Thursday, January 12, 2023

State grant is awarded to aid Eloise development

Plans for the redevelopment of the Eloise Psychiatric Hospital have been bolstered by a $695,000 grant from EGLE (State Department of Environment, Great Lakes, and Energy).

Plans for the redevelopment at the former psychiatric hospital have been under way since John Hambrick, managing member of 30712 Michigan Avenue LLC, purchased the site from Wayne County for $1 in 2018. The city of Westland has partnered with Hambrick's development company to redevelop the site as part of a multi-phase project. When complete, according to plans for the development, new commercial establishments, a hotel and a restaurant bar will join the preserved historic buildings and the haunted attraction at the site. Total development costs are estimated at more than $4 million and the first phase of development could be complete in 2026.

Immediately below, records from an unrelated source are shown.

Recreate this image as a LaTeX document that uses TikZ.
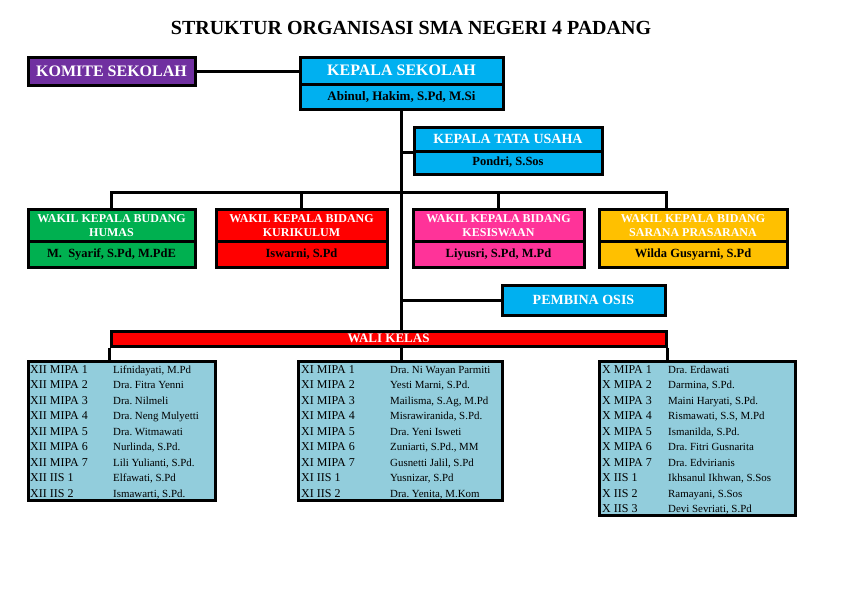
\documentclass[tikz,border=0pt]{standalone}
\usepackage{fontspec}
\setmainfont{Liberation Serif}
\usetikzlibrary{calc}
\frenchspacing
\definecolor{komite}{HTML}{7030A0}
\definecolor{biru}{HTML}{00B0F0}
\definecolor{humas}{HTML}{00B050}
\definecolor{kurikulum}{HTML}{FF0000}
\definecolor{kesiswaan}{HTML}{FF3399}
\definecolor{sarana}{HTML}{FFC000}
\definecolor{tabel}{HTML}{92CDDC}

\begin{document}
\begin{tikzpicture}[x=1pt,y=-1pt,
  box/.style={draw=black, line width=3pt, inner sep=0pt, align=center},
  head/.style={box, text=white, font=\fontsize{16}{17}\selectfont\bfseries},
  nama/.style={box, text=black, font=\fontsize{12.5}{13}\selectfont\bfseries},
  wk/.style={box, text=white, font=\fontsize{12}{14.3}\selectfont\bfseries, minimum height=32},
  wknama/.style={nama, minimum height=26},
  link/.style={line width=3pt},
  tabel/.style={box, fill=tabel},
  kls/.style={inner sep=0pt, anchor=base west, font=\fontsize{12}{13}\selectfont},
  guru/.style={inner sep=0pt, anchor=base west, font=\fontsize{10.9}{12}\selectfont}]
\useasboundingbox (0,0) rectangle (842,595);
\node[font=\fontsize{20}{22}\selectfont\bfseries] (judul) at (411,28) {STRUKTUR ORGANISASI SMA NEGERI 4 PADANG};

\node[head, fill=komite, minimum width=167, minimum height=28] (komite) at (111.5,71) {KOMITE SEKOLAH};
\node[head, fill=biru, minimum width=203, minimum height=27] (kepala) at (401.5,70.5) {KEPALA SEKOLAH};
\node[nama, fill=biru, minimum width=203, minimum height=25, font=\fontsize{13}{14}\selectfont\bfseries] (kepalanama) at (401.5,96.5) {Abinul, Hakim, S.Pd, M.Si};
\node[head, fill=biru, minimum width=188, minimum height=24, font=\fontsize{14}{15}\selectfont\bfseries] (tu) at (508,139) {KEPALA TATA USAHA};
\node[nama, fill=biru, minimum width=188, minimum height=23] (tunama) at (508,162.5) {Pondri, S.Sos};

\foreach \id/\x/\w/\c/\lab/\per in {
 hm/111.5/167/humas/{WAKIL KEPALA BUDANG\\HUMAS}/{M.\ \ Syarif, S.Pd, M.PdE},
 kr/301.5/171/kurikulum/{WAKIL KEPALA BIDANG\\KURIKULUM}/{Iswarni, S.Pd},
 ks/498.5/171/kesiswaan/{WAKIL KEPALA BIDANG\\KESISWAAN}/{Liyusri, S.Pd, M.Pd},
 sr/693/188/sarana/{WAKIL KEPALA BIDANG\\SARANA PRASARANA}/{Wilda Gusyarni, S.Pd}} {
 \node[wk, fill=\c, minimum width=\w] (t\id) at (\x,225.5) {\lab};
 \node[wknama, fill=\c, minimum width=\w] (b\id) at (\x,254.5) {\per};
}

\node[head, fill=biru, minimum width=163, minimum height=30, font=\fontsize{14}{15}\selectfont\bfseries] (pembina) at (583.5,300) {PEMBINA OSIS};
\node[head, fill=kurikulum, minimum width=555, minimum height=15, font=\fontsize{13}{14}\selectfont\bfseries] (wali) at (388.5,338.5) {WALI KELAS};

% connectors
\coordinate (br) at (0,192);
\draw[link] (komite.east) -- (komite.east -| kepala.west);
\draw[link] (kepalanama.south) -- (kepalanama.south |- wali.north);
\draw[link] (kepalanama.south |- tu.south) -- (tu.south west);
\draw[link] (thm.north) |- (br -| pembina.east) -- (pembina.east |- tsr.north);
\foreach \id in {kr,ks}
 \draw[link] (t\id.north) -- (t\id.north |- br);
\draw[link] (kepalanama.south |- pembina.west) -- (pembina.west);

% wali kelas
\node[tabel, minimum width=187, minimum height=139] (kelas12) at (121.5,430.5) {};
\node[tabel, minimum width=204, minimum height=139] (kelas11) at (400,430.5) {};
\node[tabel, minimum width=196, minimum height=154] (kelas10) at (697,438) {};
\draw[link] (wali.south west) -- (wali.south west |- kelas12.north);
\draw[link] (wali.south -| kepalanama.south) -- (kelas11.north -| kepalanama.south);
\draw[link] (wali.south east) -- (wali.south east |- kelas10.north);

\foreach \k/\n [count=\i] in {XII MIPA 1/{Lifnidayati, M.Pd}, XII MIPA 2/Dra. Fitra Yenni,
 XII MIPA 3/Dra. Nilmeli, XII MIPA 4/Dra. Neng Mulyetti, XII MIPA 5/Dra. Witmawati,
 XII MIPA 6/{Nurlinda, S.Pd.}, XII MIPA 7/{Lili Yulianti, S.Pd.}, XII IIS 1/{Elfawati, S.Pd},
 XII IIS 2/{Ismawarti, S.Pd.}} {
 \node[kls] (k12\i) at (30,{373+15.5*(\i-1)}) {\k};
 \node[guru] (g12\i) at (113,{373+15.5*(\i-1)}) {\n};
}
\foreach \k/\n [count=\i] in {XI MIPA 1/Dra. Ni Wayan Parmiti, XI MIPA 2/{Yesti Marni, S.Pd.},
 XI MIPA 3/{Mailisma, S.Ag, M.Pd}, XI MIPA 4/{Misrawiranida, S.Pd.}, XI MIPA 5/Dra. Yeni Isweti,
 XI MIPA 6/{Zuniarti, S.Pd., MM}, XI MIPA 7/{Gusnetti Jalil, S.Pd}, XI IIS 1/{Yusnizar, S.Pd},
 XI IIS 2/{Dra. Yenita, M.Kom}} {
 \node[kls] (k11\i) at (301,{373+15.5*(\i-1)}) {\k};
 \node[guru] (g11\i) at (390,{373+15.5*(\i-1)}) {\n};
}
\foreach \k/\n [count=\i] in {X MIPA 1/Dra. Erdawati, X MIPA 2/{Darmina, S.Pd.},
 X MIPA 3/{Maini Haryati, S.Pd.}, X MIPA 4/{Rismawati, S.S, M.Pd}, X MIPA 5/{Ismanilda, S.Pd.},
 X MIPA 6/Dra. Fitri Gusnarita, X MIPA 7/Dra. Edvirianis, X IIS 1/{Ikhsanul Ikhwan, S.Sos},
 X IIS 2/{Ramayani, S.Sos}, X IIS 3/{Devi Sevriati, S.Pd}} {
 \node[kls] (k10\i) at (602,{373+15.5*(\i-1)}) {\k};
 \node[guru] (g10\i) at (668,{373+15.5*(\i-1)}) {\n};
}
\end{tikzpicture}
\end{document}
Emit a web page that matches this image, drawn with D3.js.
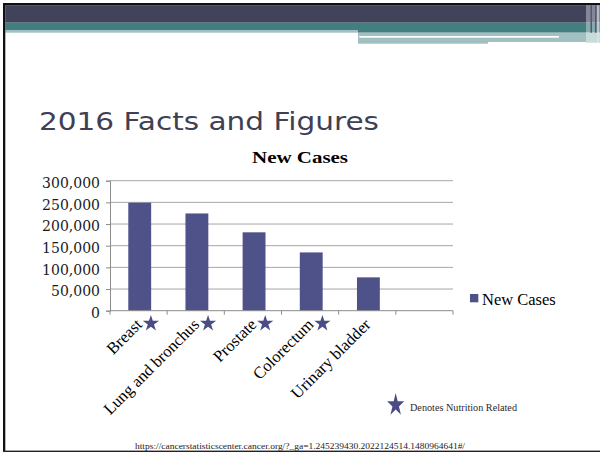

The development will be completed in phases and will include the preservation of two historic buildings on the property while other structures at the site, including the former bakery and power plant, will be removed.

The recently awarded state grant is designated as funding for brownfield remediation of contaminated soil at the site, according to a prepared statement from the state office. Petroleum-related compounds apparently leached into the soil from underground storage tanks, according to the prepared statement. The EGLE grant will fund the excavation, transport and disposal of the contaminated soil.

“We are very grateful to EGLE, the city of Westland and the State of Michigan for this grant. It will assist us in the redevelopment of this challenging project,” noted Hambrick. Westland officials have said in the past that another economic benefit of the project will be the drawing power of the development which could spur more traffic and attention in the area. 

The property was operated as a psychiatric hospital until 1979 and then as Wayne County General Hospital until 1984. The property was completely self-reliant and at one time served 10,000 patients and 2,000 employees with necessary utilities, farming, and service providers located in 75 buildings on the 900-acre site. Most of the buildings have been demolished although the remaining buildings, including the Kay Beard building, were the topic of a horror movie and remain an attraction for paranormal investigators.